REQUIRED WORK |
Exactly as written, write out the lines below from the first to the one containing "Chart.defaults.color = '#000';", inclusive. Pictures do not belong in the copy.

───

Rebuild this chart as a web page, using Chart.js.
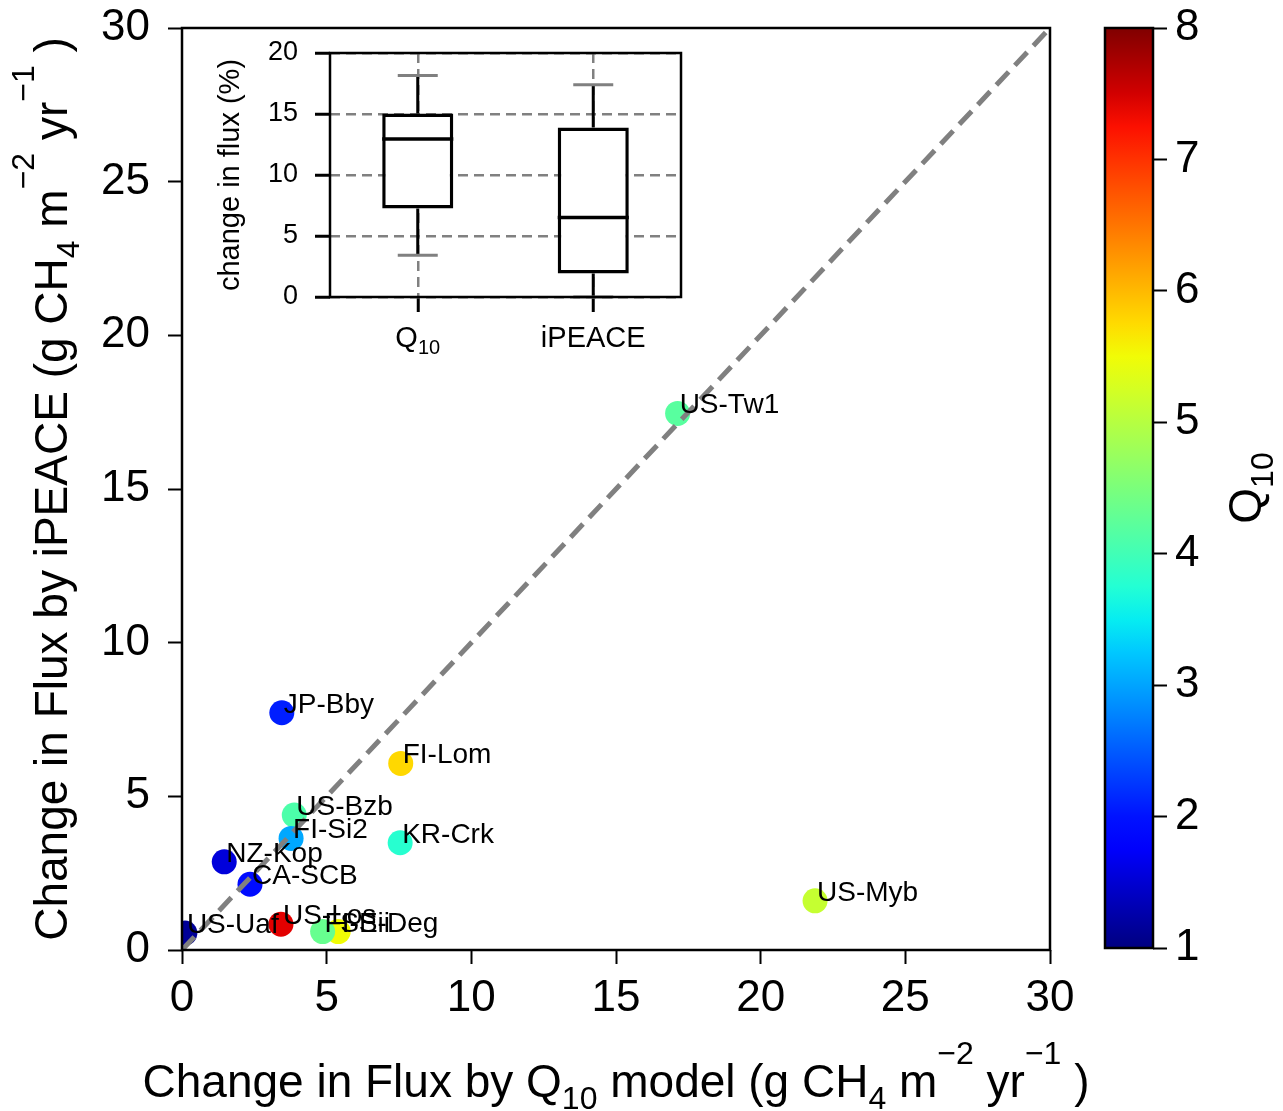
<!DOCTYPE html>
<html>
<head>
<meta charset="utf-8">
<script src="https://cdn.jsdelivr.net/npm/chart.js@4.4.0/dist/chart.umd.min.js"></script>
<style>
  body { margin: 0; background: #fff; }
  #wrap { position: relative; width: 1283px; height: 1111px; }
  canvas { position: absolute; }
</style>
</head>
<body>
<div id="wrap">
  <canvas id="main" width="1283" height="1111" style="left:0;top:0"></canvas>
  <canvas id="cbar" width="193" height="1111" style="left:1090px;top:0"></canvas>
  <canvas id="inset" width="490" height="340" style="left:210px;top:30px"></canvas>
</div>
<script>
// site data
const sites = ['US-Tw1', 'JP-Bby', 'FI-Lom', 'US-Bzb', 'FI-Si2', 'KR-Crk', 'NZ-Kop', 'CA-SCB', 'US-Myb', 'US-Uaf', 'US-Los', 'SE-Deg', 'FI-Sii'];
const fluxQ10 = [17.13, 3.45, 7.56, 3.88, 3.77, 7.54, 1.46, 2.35, 21.88, 0.1, 3.42, 5.4, 4.86];
const fluxIPEACE = [17.46, 7.72, 6.07, 4.39, 3.63, 3.49, 2.87, 2.14, 1.6, 0.55, 0.84, 0.6, 0.6];
const q10Values = [4.2, 2.08, 5.77, 4.1, 3.03, 3.78, 1.55, 1.95, 5.13, 1.14, 7.4, 5.5, 4.33];

const axisTicks = [0, 5, 10, 15, 20, 25, 30];
const oneToOne = [0, 30];

const cbarTicks = [1, 2, 3, 4, 5, 6, 7, 8];

// inset box plot (change in flux, %)
const boxCats = ['Q10', 'iPEACE'];
const boxQ1 = [7.26, 1.92];
const boxMed = [12.96, 6.52];
const boxQ3 = [15.05, 13.9];
const whiskLo = [3.42, 0];
const whiskHi = [18.16, 17.4];
const insetTicks = [0, 5, 10, 15, 20];

const FONT = '"Liberation Sans", Arial, sans-serif';
Chart.defaults.font.family = FONT;
Chart.defaults.color = '#000';

// matplotlib jet
function jet(v) {
  const t = Math.min(1, Math.max(0, (v - cbarTicks[0]) / (cbarTicks[cbarTicks.length - 1] - cbarTicks[0])));
  const seg = pts => {
    for (let i = 1; i < pts.length; i++) {
      if (t <= pts[i][0]) {
        const [x0, y0] = pts[i - 1], [x1, y1] = pts[i];
        return y0 + (y1 - y0) * (t - x0) / (x1 - x0);
      }
    }
    return pts[pts.length - 1][1];
  };
  const r = seg([[0, 0], [0.35, 0], [0.66, 1], [0.89, 1], [1, 0.5]]);
  const g = seg([[0, 0], [0.125, 0], [0.375, 1], [0.64, 1], [0.91, 0], [1, 0]]);
  const b = seg([[0, 0.5], [0.11, 1], [0.34, 1], [0.65, 0], [1, 0]]);
  return `rgb(${Math.round(r * 255)},${Math.round(g * 255)},${Math.round(b * 255)})`;
}

// text with sub/superscripts
function drawRich(ctx, parts, x, y, size, align) {
  const fontFor = p => (p[1] ? Math.round(size * 0.7) : size) + 'px ' + FONT;
  let w = 0;
  parts.forEach(p => { ctx.font = fontFor(p); w += ctx.measureText(p[0]).width; });
  let cx = align === 'center' ? x - w / 2 : x;
  ctx.textAlign = 'left';
  ctx.textBaseline = 'alphabetic';
  parts.forEach(p => {
    ctx.font = fontFor(p);
    const dy = p[1] === 'sub' ? size * 0.25 : p[1] === 'sup' ? -size * 0.72 : 0;
    ctx.fillText(p[0], cx, y + dy);
    cx += ctx.measureText(p[0]).width;
  });
}

// keep label overflow from pushing the plot area around
const noPadY = s => { s.paddingTop = 0; s.paddingBottom = 0; };
const noPadX = s => { s.paddingLeft = 0; s.paddingRight = 0; };

const xTitle = [['Change in Flux by Q', ''], ['10', 'sub'], [' model (g CH', ''], ['4', 'sub'], [' m', ''], ['\u22122', 'sup'], [' yr', ''], ['\u22121', 'sup'], [' )', '']];
const yTitle = [['Change in Flux by iPEACE (g CH', ''], ['4', 'sub'], [' m', ''], ['\u22122', 'sup'], [' yr', ''], ['\u22121', 'sup'], [' )', '']];

// ---------- main scatter ----------
const mainPlugin = {
  id: 'mainDecor',
  afterDatasetsDraw(chart) {
    const ctx = chart.ctx;
    const meta = chart.getDatasetMeta(0);
    ctx.save();
    ctx.font = '28px ' + FONT;
    ctx.fillStyle = '#000';
    ctx.textAlign = 'left';
    ctx.textBaseline = 'alphabetic';
    meta.data.forEach((pt, i) => ctx.fillText(sites[i], pt.x + 2, pt.y));
    ctx.restore();
  },
  afterDraw(chart) {
    const { ctx, chartArea: a } = chart;
    ctx.save();
    ctx.strokeStyle = '#000';
    ctx.lineWidth = 2.5;
    ctx.strokeRect(a.left, a.top, a.right - a.left, a.bottom - a.top);
    ctx.fillStyle = '#000';
    drawRich(ctx, xTitle, (a.left + a.right) / 2, 1097, 46, 'center');
    ctx.translate(67, (a.top + a.bottom) / 2);
    ctx.rotate(-Math.PI / 2);
    drawRich(ctx, yTitle, 0, 0, 46, 'center');
    ctx.restore();
  }
};

const tickFont = { size: 44, family: FONT };

new Chart(document.getElementById('main'), {
  data: {
    datasets: [
      {
        type: 'scatter',
        data: fluxQ10.map((v, i) => ({ x: v, y: fluxIPEACE[i] })),
        backgroundColor: q10Values.map(jet),
        borderWidth: 0,
        pointRadius: 12.5,
        pointHoverRadius: 12.5,
        clip: 0,
        order: 2
      },
      {
        type: 'line',
        data: oneToOne.map(v => ({ x: v, y: v })),
        borderColor: '#808080',
        borderWidth: 5,
        borderDash: [18, 9],
        pointRadius: 0,
        clip: 0,
        order: 1
      }
    ]
  },
  options: {
    responsive: false,
    animation: false,
    layout: { autoPadding: false, padding: { left: 0, top: 28, right: 233, bottom: 0 } },
    plugins: { legend: { display: false }, tooltip: { enabled: false } },
    scales: {
      x: {
        type: 'linear',
        min: 0, max: 30,
        afterBuildTicks: s => { s.ticks = axisTicks.map(v => ({ value: v })); },
        afterFit: s => { s.height = 161; noPadX(s); },
        ticks: { font: tickFont, color: '#000', padding: 8, maxRotation: 0 },
        grid: { drawOnChartArea: false, tickLength: 14, tickColor: '#000', tickWidth: 2 },
        border: { display: false }
      },
      y: {
        type: 'linear',
        min: 0, max: 30,
        afterBuildTicks: s => { s.ticks = axisTicks.map(v => ({ value: v })); },
        afterFit: s => { s.width = 182; noPadY(s); },
        ticks: { font: tickFont, color: '#000', padding: 18 },
        grid: { drawOnChartArea: false, tickLength: 14, tickColor: '#000', tickWidth: 2 },
        border: { display: false }
      }
    }
  },
  plugins: [mainPlugin]
});

// ---------- colorbar ----------
const cbarPlugin = {
  id: 'cbarDecor',
  afterDraw(chart) {
    const { ctx, chartArea: a } = chart;
    ctx.save();
    ctx.strokeStyle = '#000';
    ctx.lineWidth = 2.5;
    ctx.strokeRect(a.left, a.top, a.right - a.left, a.bottom - a.top);
    ctx.fillStyle = '#000';
    ctx.translate(171, (a.top + a.bottom) / 2);
    ctx.rotate(-Math.PI / 2);
    drawRich(ctx, [['Q', ''], ['10', 'sub']], 0, 0, 46, 'center');
    ctx.restore();
  }
};

new Chart(document.getElementById('cbar'), {
  type: 'bar',
  data: {
    labels: [''],
    datasets: [{
      data: [[cbarTicks[0], cbarTicks[cbarTicks.length - 1]]],
      backgroundColor: c => {
        const area = c.chart.chartArea;
        if (!area) return '#000';
        const g = c.chart.ctx.createLinearGradient(0, area.bottom, 0, area.top);
        for (let k = 0; k <= 28; k++) {
          g.addColorStop(k / 28, jet(cbarTicks[0] + (cbarTicks[cbarTicks.length - 1] - cbarTicks[0]) * k / 28));
        }
        return g;
      },
      borderWidth: 0,
      barPercentage: 1,
      categoryPercentage: 1
    }]
  },
  options: {
    responsive: false,
    animation: false,
    layout: { autoPadding: false, padding: { left: 15, top: 28, right: 0, bottom: 163 } },
    plugins: { legend: { display: false }, tooltip: { enabled: false } },
    scales: {
      x: { display: false },
      y: {
        position: 'right',
        min: cbarTicks[0], max: cbarTicks[cbarTicks.length - 1],
        afterBuildTicks: s => { s.ticks = cbarTicks.map(v => ({ value: v })); },
        afterFit: s => { s.width = 130; noPadY(s); },
        ticks: { font: tickFont, color: '#000', padding: 8 },
        grid: { drawOnChartArea: false, tickLength: 14, tickColor: '#000', tickWidth: 2 },
        border: { display: false }
      }
    }
  },
  plugins: [cbarPlugin]
});

// ---------- inset box plot ----------
const boxPlugin = {
  id: 'boxDecor',
  beforeDraw(chart) {
    const { ctx, chartArea: a } = chart;
    ctx.save();
    ctx.fillStyle = '#fff';
    ctx.fillRect(a.left, a.top, a.right - a.left, a.bottom - a.top);
    ctx.restore();
  },
  afterDatasetsDraw(chart) {
    const { ctx, scales: { x, y } } = chart;
    const meta = chart.getDatasetMeta(0);
    ctx.save();
    ctx.lineCap = 'butt';
    boxCats.forEach((c, i) => {
      const bar = meta.data[i];
      const cx = x.getPixelForValue(i);
      const half = bar.width / 2;
      ctx.strokeStyle = '#000';
      ctx.lineWidth = 3;
      ctx.beginPath();
      ctx.moveTo(cx, y.getPixelForValue(boxQ3[i]));
      ctx.lineTo(cx, y.getPixelForValue(whiskHi[i]));
      ctx.moveTo(cx, y.getPixelForValue(boxQ1[i]));
      ctx.lineTo(cx, y.getPixelForValue(whiskLo[i]));
      ctx.stroke();
      ctx.lineWidth = 3.5;
      ctx.beginPath();
      ctx.moveTo(cx - half, y.getPixelForValue(boxMed[i]));
      ctx.lineTo(cx + half, y.getPixelForValue(boxMed[i]));
      ctx.stroke();
      ctx.strokeStyle = '#808080';
      ctx.lineWidth = 3;
      ctx.beginPath();
      [whiskHi[i], whiskLo[i]].forEach(v => {
        ctx.moveTo(cx - 20, y.getPixelForValue(v));
        ctx.lineTo(cx + 20, y.getPixelForValue(v));
      });
      ctx.stroke();
    });
    ctx.restore();
  },
  afterDraw(chart) {
    const { ctx, chartArea: a, scales: { x } } = chart;
    ctx.save();
    ctx.strokeStyle = '#000';
    ctx.lineWidth = 2.5;
    ctx.strokeRect(a.left, a.top, a.right - a.left, a.bottom - a.top);
    ctx.fillStyle = '#000';
    const labels = [[['Q', ''], ['10', 'sub']], [['iPEACE', '']]];
    labels.forEach((parts, i) => drawRich(ctx, parts, x.getPixelForValue(i), 317, 29, 'center'));
    ctx.restore();
  }
};

new Chart(document.getElementById('inset'), {
  type: 'bar',
  data: {
    labels: boxCats,
    datasets: [{
      data: boxQ1.map((v, i) => [v, boxQ3[i]]),
      backgroundColor: '#fff',
      borderColor: '#000',
      borderWidth: 3.5,
      borderSkipped: false,
      barPercentage: 0.405,
      categoryPercentage: 1
    }]
  },
  options: {
    responsive: false,
    animation: false,
    layout: { autoPadding: false, padding: { left: 0, top: 23, right: 19, bottom: 0 } },
    plugins: { legend: { display: false }, tooltip: { enabled: false } },
    scales: {
      x: {
        afterFit: s => { s.height = 73; noPadX(s); },
        ticks: { callback: () => '' },
        grid: { offset: false, color: '#808080', lineWidth: 2.5, tickColor: '#000', tickLength: 15, tickWidth: 3 },
        border: { display: false, dash: [10, 6] }
      },
      y: {
        min: 0, max: 20,
        afterBuildTicks: s => { s.ticks = insetTicks.map(v => ({ value: v })); },
        afterFit: s => { s.width = 120; noPadY(s); },
        ticks: { font: { size: 27, family: FONT }, color: '#000', padding: 17 },
        grid: { color: '#808080', lineWidth: 2.5, tickColor: '#000', tickLength: 15, tickWidth: 3 },
        border: { display: false, dash: [10, 6] },
        title: { display: true, text: 'change in flux (%)', font: { size: 29, family: FONT }, color: '#000', padding: { top: 4, bottom: 0 } }
      }
    }
  },
  plugins: [boxPlugin]
});
</script>
</body>
</html>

───

FULL RESPONSE |
Rebuild this chart as a web page, using Chart.js.
<!DOCTYPE html>
<html>
<head>
<meta charset="utf-8">
<script src="https://cdn.jsdelivr.net/npm/chart.js@4.4.0/dist/chart.umd.min.js"></script>
<style>
  body { margin: 0; background: #fff; }
  #wrap { position: relative; width: 1283px; height: 1111px; }
  canvas { position: absolute; }
</style>
</head>
<body>
<div id="wrap">
  <canvas id="main" width="1283" height="1111" style="left:0;top:0"></canvas>
  <canvas id="cbar" width="193" height="1111" style="left:1090px;top:0"></canvas>
  <canvas id="inset" width="490" height="340" style="left:210px;top:30px"></canvas>
</div>
<script>
// site data
const sites = ['US-Tw1', 'JP-Bby', 'FI-Lom', 'US-Bzb', 'FI-Si2', 'KR-Crk', 'NZ-Kop', 'CA-SCB', 'US-Myb', 'US-Uaf', 'US-Los', 'SE-Deg', 'FI-Sii'];
const fluxQ10 = [17.13, 3.45, 7.56, 3.88, 3.77, 7.54, 1.46, 2.35, 21.88, 0.1, 3.42, 5.4, 4.86];
const fluxIPEACE = [17.46, 7.72, 6.07, 4.39, 3.63, 3.49, 2.87, 2.14, 1.6, 0.55, 0.84, 0.6, 0.6];
const q10Values = [4.2, 2.08, 5.77, 4.1, 3.03, 3.78, 1.55, 1.95, 5.13, 1.14, 7.4, 5.5, 4.33];

const axisTicks = [0, 5, 10, 15, 20, 25, 30];
const oneToOne = [0, 30];

const cbarTicks = [1, 2, 3, 4, 5, 6, 7, 8];

// inset box plot (change in flux, %)
const boxCats = ['Q10', 'iPEACE'];
const boxQ1 = [7.26, 1.92];
const boxMed = [12.96, 6.52];
const boxQ3 = [15.05, 13.9];
const whiskLo = [3.42, 0];
const whiskHi = [18.16, 17.4];
const insetTicks = [0, 5, 10, 15, 20];

const FONT = '"Liberation Sans", Arial, sans-serif';
Chart.defaults.font.family = FONT;
Chart.defaults.color = '#000';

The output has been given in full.